_RECORD EXCERPTS_
------------------------------------------------------------------------

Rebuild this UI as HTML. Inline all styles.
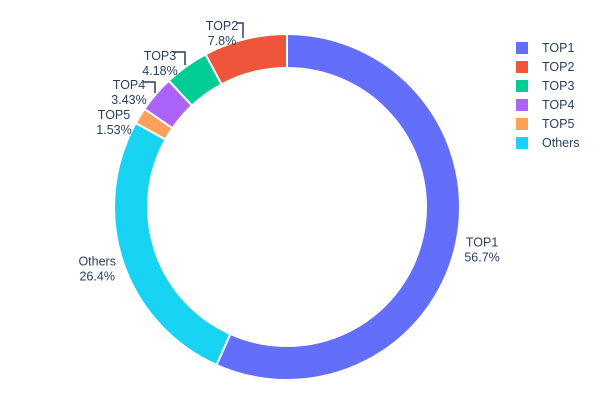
<!DOCTYPE html>
<html><head><meta charset="utf-8"><style>
body{margin:0;background:#fff;}
svg{display:block;font-family:"Liberation Sans",sans-serif;}
</style></head><body>
<svg id="c" width="600" height="400"></svg>
<script>
const labels = ["TOP1","Others","TOP5","TOP4","TOP3","TOP2"];
const values = [56.7,26.4,1.53,3.43,4.18,7.8];
const colors = ["#636efa","#19d3f3","#FFA15A","#ab63fa","#00cc96","#EF553B"];
const legendOrder = ["TOP1","TOP2","TOP3","TOP4","TOP5","Others"];
const NS="http://www.w3.org/2000/svg";
const svg=document.getElementById('c');
const cx=287,cy=207,R=173,r=139;
function mk(t,a){const e=document.createElementNS(NS,t);for(const k in a)e.setAttribute(k,a[k]);return e;}
function pt(ang,rad){return [cx+rad*Math.sin(ang),cy-rad*Math.cos(ang)];}
const total=values.reduce((a,b)=>a+b,0);
let a0=0;
const mids=[];
values.forEach((v,i)=>{
  const a1=a0+v/total*2*Math.PI;
  const [x0,y0]=pt(a0,R),[x1,y1]=pt(a1,R),[x2,y2]=pt(a1,r),[x3,y3]=pt(a0,r);
  const lg=(a1-a0)>Math.PI?1:0;
  const p=mk('path',{d:`M${x0},${y0}A${R},${R} 0 ${lg} 1 ${x1},${y1}L${x2},${y2}A${r},${r} 0 ${lg} 0 ${x3},${y3}Z`,fill:colors[i],stroke:'#fff','stroke-width':2});
  
  
  svg.appendChild(p);
  mids.push((a0+a1)/2);
  a0=a1;
});
// labels
const fixed={"TOP5":[114,107,null],"TOP4":[129,77,[143,82,155,82,155,93]],"TOP3":[160,48,[173,52,185,52,185,65]],"TOP2":[222,18,[237,23,243,23,243,38]]};
labels.forEach((l,i)=>{
  const g=mk('g',{});
  
  
  let x,y,anchor='middle';
  if(fixed[l]){[x,y]=fixed[l];
    const f=fixed[l][2];
    if(f){const pl=mk('polyline',{points:`${f[0]},${f[1]} ${f[2]},${f[3]} ${f[4]},${f[5]}`,fill:'none',stroke:'#2a3f5f','stroke-width':1.5});g.appendChild(pl);}
  } else {
    const [px,py]=pt(mids[i],R+6);
    const right=Math.sin(mids[i])>=0;
    x=px+(right?20:-20);y=py-10;
  }
  const t1=mk('text',{x:x,y:y+12,'font-size':12.5,fill:'#2a3f5f','text-anchor':anchor});
  t1.textContent=l;
  const t2=mk('text',{x:x,y:y+27,'font-size':12.5,fill:'#2a3f5f','text-anchor':anchor});
  t2.textContent=(+values[i].toFixed(2))+'%';
  g.appendChild(t1);g.appendChild(t2);svg.appendChild(g);
});
// legend
legendOrder.forEach((l,k)=>{
  const i=labels.indexOf(l);
  const g=mk('g',{});
  
  
  const y=48+k*19;
  g.appendChild(mk('rect',{x:516,y:y-6,width:12,height:12,fill:colors[i]}));
  const t=mk('text',{x:542,y:y+4,'font-size':12.5,fill:'#2a3f5f'});t.textContent=l;
  g.appendChild(t);svg.appendChild(g);
});
</script>
</body></html>
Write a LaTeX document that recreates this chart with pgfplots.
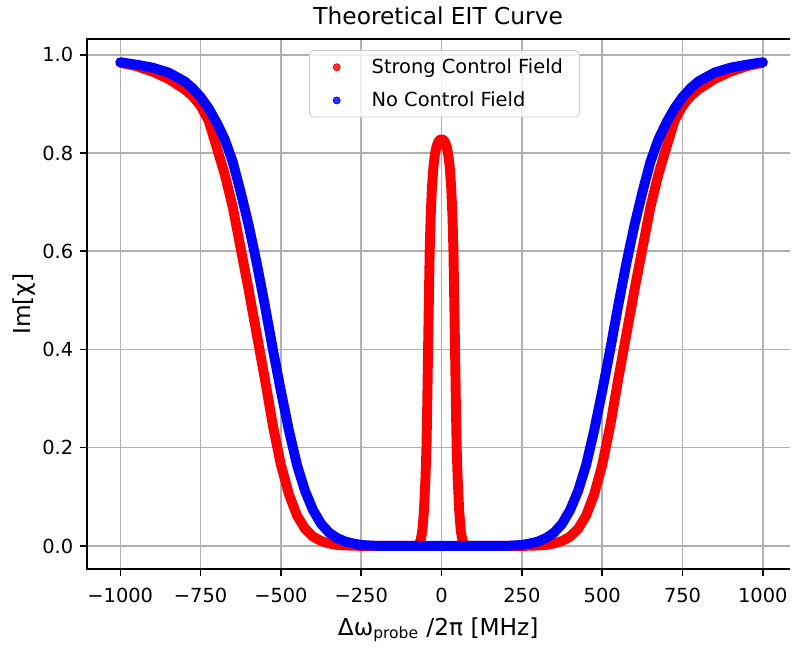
\documentclass[border=0pt]{standalone}
\usepackage{fontspec}
\setmainfont{DejaVu Sans}
\usepackage{pgfplots}
\pgfplotsset{compat=1.18}

% Im[chi], strong control field
\pgfplotstableread{
x y
-1000 0.984
-950 0.977
-900 0.966
-850 0.951
-800 0.930
-775 0.916
-750 0.896
-725 0.866
-700 0.812
-675 0.757
-650 0.690
-625 0.605
-600 0.520
-575 0.430
-550 0.340
-525 0.245
-500 0.165
-475 0.105
-450 0.062
-425 0.035
-400 0.019
-375 0.010
-350 0.005
-325 0.002
-300 0.001
-250 0.000
-150 0.000
-80 0.000
-75 0.001
-70 0.004
-65 0.012
-60 0.030
-55 0.070
-50 0.140
-47 0.200
-45 0.270
-42 0.400
-40 0.480
-37 0.600
-34 0.670
-30 0.730
-25 0.775
-20 0.800
-15 0.815
-10 0.823
-5 0.827
0 0.828
5 0.827
10 0.823
15 0.815
20 0.800
25 0.775
30 0.730
34 0.670
37 0.600
40 0.480
42 0.400
45 0.270
47 0.200
50 0.140
55 0.070
60 0.030
65 0.012
70 0.004
75 0.001
80 0.000
150 0.000
250 0.000
300 0.001
325 0.002
350 0.005
375 0.010
400 0.019
425 0.035
450 0.062
475 0.105
500 0.165
525 0.245
550 0.340
575 0.430
600 0.520
625 0.605
650 0.690
675 0.757
700 0.812
725 0.866
750 0.896
775 0.916
800 0.930
850 0.951
900 0.966
950 0.977
1000 0.984
}\strongfield

% no control field
\pgfplotstableread{
x y
-1000 0.985
-950 0.980
-900 0.974
-850 0.964
-800 0.946
-775 0.932
-750 0.914
-725 0.891
-700 0.862
-675 0.828
-650 0.782
-625 0.720
-600 0.652
-575 0.575
-550 0.490
-525 0.400
-500 0.315
-475 0.235
-450 0.165
-425 0.112
-400 0.073
-375 0.045
-350 0.027
-325 0.016
-300 0.009
-275 0.005
-250 0.002
-225 0.001
-200 0.000
0 0.000
200 0.000
225 0.001
250 0.002
275 0.005
300 0.009
325 0.016
350 0.027
375 0.045
400 0.073
425 0.112
450 0.165
475 0.235
500 0.315
525 0.400
550 0.490
575 0.575
600 0.652
625 0.720
650 0.782
675 0.828
700 0.862
725 0.891
750 0.914
775 0.932
800 0.946
850 0.964
900 0.974
950 0.980
1000 0.985
}\nofield

\begin{document}
\begin{tikzpicture}
\begin{axis}[
  scale only axis, width=362pt, height=273pt,
  xmin=-1104, xmax=1083, ymin=-0.047, ymax=1.032,
  axis line style={draw=none},
  xtick pos=bottom, ytick pos=left,
  tick align=outside, major tick length=3.5pt,
  every tick/.style={black, line width=0.8pt},
  xtick={-1000,-750,-500,-250,0,250,500,750,1000},
  xticklabels={−1000,−750,−500,−250,0,250,500,750,1000},
  ytick={0,0.2,0.4,0.6,0.8,1.0},
  yticklabels={0.0,0.2,0.4,0.6,0.8,1.0},
  ticklabel style={font=\fontsize{10}{12}\selectfont},
  xticklabel style={yshift=-3pt},
  grid=major, major grid style={color=black!31, line width=0.8pt},
  title={Theoretical EIT Curve},
  title style={font=\fontsize{12}{14}\selectfont, yshift=-2pt},
  xlabel={Δω\textsubscript{probe} /2π [MHz]},
  ylabel={Im[χ]},
  xlabel shift=0.5pt, ylabel shift=-3.5pt,
  label style={font=\fontsize{12}{14}\selectfont},
  legend style={at={(0.509,0.979)}, anchor=north, draw=black!20, fill=white,
    fill opacity=0.8, text opacity=1, rounded corners=2pt,
    font=\fontsize{10}{12}\selectfont, inner xsep=6.5pt, inner ysep=2pt, row sep=4pt},
  legend cell align=left,
  legend image code/.code={\path[draw=none] (0pt,0pt) -- (23.5pt,0pt); \fill (7.5pt,0pt) circle (1.8pt);},
]
\addlegendimage{red}
\addlegendentry{Strong Control Field}
\addlegendimage{blue}
\addlegendentry{No Control Field}
\addplot[forget plot, red, line width=5.1pt, line join=round, line cap=round] table {\strongfield};
\addplot[forget plot, blue, line width=5.1pt, line join=round, line cap=round] table {\nofield};
\end{axis}
\draw[line width=0.8pt, black] (current axis.south east) -- (current axis.south west)
  -- (current axis.north west) -- (current axis.north east);
\path ([xshift=-3.5pt]current axis.outer west);
\end{tikzpicture}
\end{document}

------------------------------------------------------------------------

_TO BE DONE_
Pick out each line containing "this" and report it.

_TASK SOLUTION_
Rebuild this UI as HTML. Inline all styles.
Write a LaTeX document that recreates this chart with pgfplots.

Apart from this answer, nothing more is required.